US News and World Report - The Political Ramifications of Supreme Court Intervention, Act II
U.S. News and World Report quoted Caroline Fredrickson, OMI’s strategic councilor on democracy and power, on the Supreme Court’s influence on elections.
Fredrickson said, “It’s an unfortunate fact of life that the Supreme Court has become an intricate part of our electoral structure — both in terms of the impact that it’s going to have in its substantive rulings but also how it addresses key questions around how our elections are administered.”
A year after the Supreme Court reversed the guaranteed right to an abortion – a ruling that led young women to register to vote in droves – the decision is still sending shock waves though the Republican Party, crippling its ability to nab supermajorities and cement a conservative agenda.
What unfolded in the wake of Dobbs v.
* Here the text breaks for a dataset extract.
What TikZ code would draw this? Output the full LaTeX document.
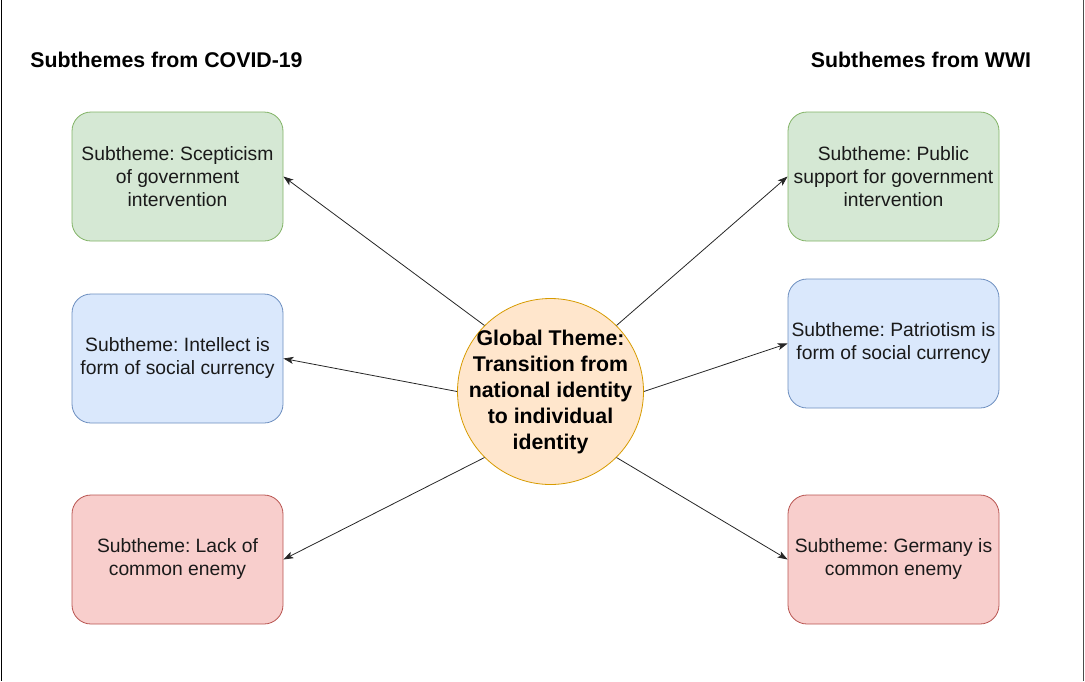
\documentclass[tikz,border=0pt]{standalone}
\usepackage{fontspec}
\setmainfont{Liberation Sans}
\usetikzlibrary{arrows.meta}
\definecolor{gfill}{HTML}{D5E8D4}\definecolor{gdraw}{HTML}{82B366}
\definecolor{bfill}{HTML}{DAE8FC}\definecolor{bdraw}{HTML}{6C8EBF}
\definecolor{rfill}{HTML}{F8CECC}\definecolor{rdraw}{HTML}{B85450}
\definecolor{ofill}{HTML}{FFE6CC}\definecolor{odraw}{HTML}{D79B00}
\definecolor{txt}{HTML}{1A1A1A}
\tikzset{
  subbox/.style={rectangle, rounded corners=19pt, minimum width=211pt, minimum height=129pt,
    inner sep=0pt, align=center, line width=0.8pt, text=txt,
    font=\frenchspacing\fontsize{19.3}{23}\selectfont},
  greenbox/.style={subbox, fill=gfill, draw=gdraw},
  bluebox/.style={subbox, fill=bfill, draw=bdraw},
  redbox/.style={subbox, fill=rfill, draw=rdraw},
  globalnode/.style={circle, minimum size=186pt, inner sep=-14pt, fill=ofill, draw=odraw,
    line width=0.8pt, align=center, font=\frenchspacing\bfseries\fontsize{21.3}{26}\selectfont},
  titlenode/.style={font=\bfseries\fontsize{21.3}{26}\selectfont, inner sep=0pt},
  link/.style={draw=black!85, line width=0.8pt, -{Stealth[length=10pt,width=7pt,inset=2.5pt]}}
}
\begin{document}
\begin{tikzpicture}[x=1pt,y=-1pt]
\useasboundingbox (0,0) rectangle (1085,681);
\draw[line width=1pt] (1,0) -- (1,681);
\draw[line width=1pt, black!70] (1083.5,0) -- (1083.5,681);

\node[titlenode] (t1) at (166.5,60) {Subthemes from COVID-19};
\node[titlenode] (t2) at (921,60) {Subthemes from WWI};

\node[greenbox] (l1) at (177.5,176.5) {Subtheme: Scepticism\\of government\\intervention};
\node[bluebox]  (l2) at (177.5,358.5) {Subtheme: Intellect is\\form of social currency};
\node[redbox]   (l3) at (177.5,559.5) {Subtheme: Lack of\\common enemy};

\node[greenbox] (r1) at (893.5,176.5) {Subtheme: Public\\support for government\\intervention};
\node[bluebox]  (r2) at (893.5,343.5) {Subtheme: Patriotism is\\form of social currency};
\node[redbox]   (r3) at (893.5,559.5) {Subtheme: Germany is\\common enemy};

\node[globalnode] (c) at (550.5,391.5) {Global Theme:\\Transition from\\national identity\\to individual\\identity};

\draw[link] (c.135) -- (l1.east);
\draw[link] (c.180) -- (l2.east);
\draw[link] (c.225) -- (l3.east);
\draw[link] (c.45)  -- (r1.west);
\draw[link] (c.0)   -- (r2.west);
\draw[link] (c.315) -- (r3.west);
\end{tikzpicture}
\end{document}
Jackson Women's Health Organization was perhaps the penultimate example of the political ramifications of a judicial institution.
Now brace for Act II.
Earlier this week the high court teed up a series of political hot potatoes, including a bid to maintain access to a widely used abortion pill, an appeal of one of the key charges filed against those who participated in the Jan. 6, 2021, insurrection at the Capitol and – potentially – consideration of former President Donald Trump’s claim to vast executive immunity.
Combined with its earlier decision to also reconsider a federal law that makes it a crime for people under domestic violence restraining orders to have guns, the cases that the justices agreed to hear are set to have major ramifications for voter turnout in the 2024 presidential election – and could potentially even dictate who returns to the White House.